Ahead of COP 28, Asia Pacific holds climate week

(Photo: Philstar.com/Gaea Katreena Cabico)

The United Nations Framework Convention on Climate Change (UNFCCC) held its Asia Pacific Climate Week (APCW) 2023 in Johor Bahru, Malaysia from November 13 to 17, 2023, with the goal of discussing climate solutions ahead of the COP 28 in Dubai.  It is reported to be the last regional climate conference before the UN Global Climate Change Conference. According to the Building and Wood Workers' International’s (BWI) Asia Pacific affiliates, workers in the region suffer from the impacts of the global climate crisis. 

Climate change, according to BWI, poses substantial obstacles for Pakistani construction and forestry workers. Severe heatwaves, floods, and storms are increasingly causing health concerns and project interruptions in the construction industry. Rising temperatures exacerbate heat stress in construction workers.

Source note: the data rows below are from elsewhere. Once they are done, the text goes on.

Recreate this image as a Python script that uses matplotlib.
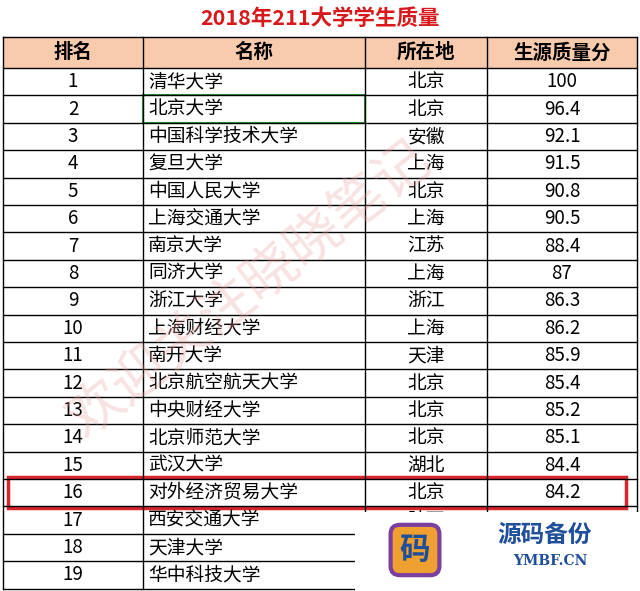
import matplotlib.pyplot as plt
from matplotlib.patches import Rectangle

plt.rcParams['font.family'] = ['Noto Sans CJK SC']

title = '2018年211大学学生质量'
headers = ['排名', '名称', '所在地', '生源质量分']
ranks = list(range(1, 20))
names = ['清华大学', '北京大学', '中国科学技术大学', '复旦大学', '中国人民大学', '上海交通大学',
         '南京大学', '同济大学', '浙江大学', '上海财经大学', '南开大学', '北京航空航天大学',
         '中央财经大学', '北京师范大学', '武汉大学', '对外经济贸易大学', '西安交通大学',
         '天津大学', '华中科技大学']
places = ['北京', '北京', '安徽', '上海', '北京', '上海', '江苏', '上海', '浙江', '上海',
          '天津', '北京', '北京', '北京', '湖北', '北京', '陕西', '天津', '湖北']
scores = ['100', '96.4', '92.1', '91.5', '90.8', '90.5', '88.4', '87', '86.3', '86.2',
          '85.9', '85.4', '85.2', '85.1', '84.4', '84.2', '83.5', '83.1', '82.4']

fig = plt.figure(figsize=(6.4, 5.91), dpi=100)
ax = fig.add_axes([0, 0, 1, 1])
ax.set_xlim(0, 640)
ax.set_ylim(591, 0)
ax.axis('off')

cols = [3, 143, 365, 487, 637]
head_top, head_bot = 37, 68
rh = 27.4

ax.text(320, 18, title, ha='center', va='center', fontsize=15.5, fontweight='bold', color='#d7191c')
ax.add_patch(Rectangle((cols[0], head_top), cols[-1] - cols[0], head_bot - head_top,
                       facecolor='#f8cbad', edgecolor='none'))
for i, h in enumerate(headers):
    ax.text((cols[i] + cols[i + 1]) / 2, (head_top + head_bot) / 2, h, ha='center', va='center',
            fontsize=14, fontweight='bold')

n = len(ranks)
bottom = head_bot + rh * n
for x in cols:
    ax.plot([x, x], [head_top, bottom], color='black', lw=1)
ax.plot([cols[0], cols[-1]], [head_top, head_top], color='black', lw=1)
for r in range(n + 1):
    y = head_bot + rh * r
    ax.plot([cols[0], cols[-1]], [y, y], color='black', lw=1)

for r in range(n):
    yc = head_bot + rh * (r + 0.5)
    ax.text((cols[0] + cols[1]) / 2, yc, str(ranks[r]), ha='center', va='center', fontsize=13.5)
    ax.text(cols[1] + 5, yc, names[r], ha='left', va='center', fontsize=13.5)
    ax.text((cols[2] + cols[3]) / 2, yc, places[r], ha='center', va='center', fontsize=13.5)
    ax.text((cols[3] + cols[4]) / 2, yc, scores[r], ha='center', va='center', fontsize=13.5)

# selection box on 北京大学 and highlight on row 16
ax.add_patch(Rectangle((cols[1], head_bot + rh), cols[2] - cols[1], rh,
                       fill=False, edgecolor='#2e9e3e', lw=1.5))
ax.add_patch(Rectangle((8, head_bot + rh * 15 - 2), 618, rh + 4,
                       fill=False, edgecolor='#d9262e', lw=2.5))

# watermark
ax.text(250, 290, '欢迎关注晓晓笔记', rotation=38, fontsize=40, color='#e8a0a0',
        alpha=0.3, ha='center', va='center')
ax.add_patch(Rectangle((355, 512), 285, 79, facecolor='white', edgecolor='none', zorder=5))
ax.text(415, 550, '码', fontsize=22, fontweight='bold', color='#1f4e9a', ha='center',
        va='center', zorder=6, bbox=dict(boxstyle='round', fc='#f0a030', ec='#7b3fa0', lw=3))
ax.text(545, 535, '源码备份', fontsize=17, fontweight='bold', color='#1f4e9a', ha='center',
        va='center', zorder=6)
ax.text(550, 561, 'YMBF.CN', fontsize=10, fontweight='bold', color='#1f4e9a', ha='center',
        va='center', zorder=6, family='DejaVu Serif')

fig.savefig('out.png', dpi=100)
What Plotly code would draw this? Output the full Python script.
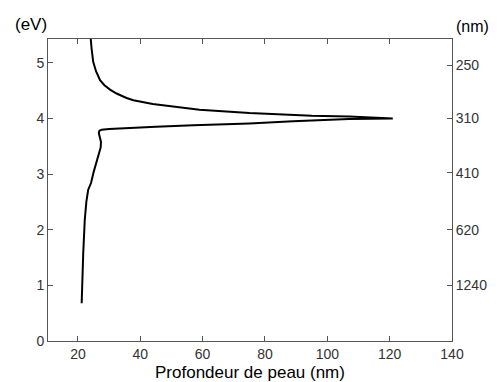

Climate change affects critical water supplies for ecosystems, affecting workers' livelihoods through changes in vegetation and increasing vulnerability to pests and illnesses. Deforestation and land degradation exacerbate these issues by reducing biodiversity and ecological services. To limit the impact of climate change on workers' well-being and livelihoods, addressing these concerns requires adaptive solutions, policy interventions, and sustainable practices in both sectors.

Meanwhile, India holds the unfortunate distinction of being the world's second most polluted country, with 39 of its cities ranking among the world's top 50 most polluted, according to the 2023 World Air Quality Report. The alarming levels of air pollution pose a significant concern for trade unions, as elevated pollution triggers construction bans, adversely impacting the livelihoods and health of hundreds of thousands of construction workers. Trade unions in New Delhi are grappling with the consequences, providing financial relief to affected workers. In a positive development, a coalition led by a BWI affiliate, TKTMS, signed a memorandum of understanding (MoU) with the Indian Green Building Council (IGBC) in July 2023. The MoU focuses on fostering cooperation, facilitating information exchange, conducting joint trainings, and advocating for government policies promoting green and sustainable buildings. Ponkumar Ponnuswamy, President of TKTMS, is set to participate in the IGBC - Green Building Congress in November 2023.

Trade union affiliates in the Philippines share the same sentiment. Workers in the Philippines, an archipelagic country especially vulnerable to climate change, face higher risks of extreme weather events such as intense flash floods, torrential monsoon rain, and heat stress. Many Filipino construction workers, who are already working in hazardous settings, are at increased risk of health problems, work-related accidents, and displacement as a result of climate-related calamities. 

To address the global climate crisis, BWI's regional affiliates are continuously pushing for policies at the national and regional levels that prioritise increased worker health and safety protection in the face of climate-related issues. Trade unionists are also asking for the implementation of sustainable practices in industries to limit the impact of climate change on workers' livelihoods and to oversee a just transition to a low-carbon economy in collaboration with governments and employers.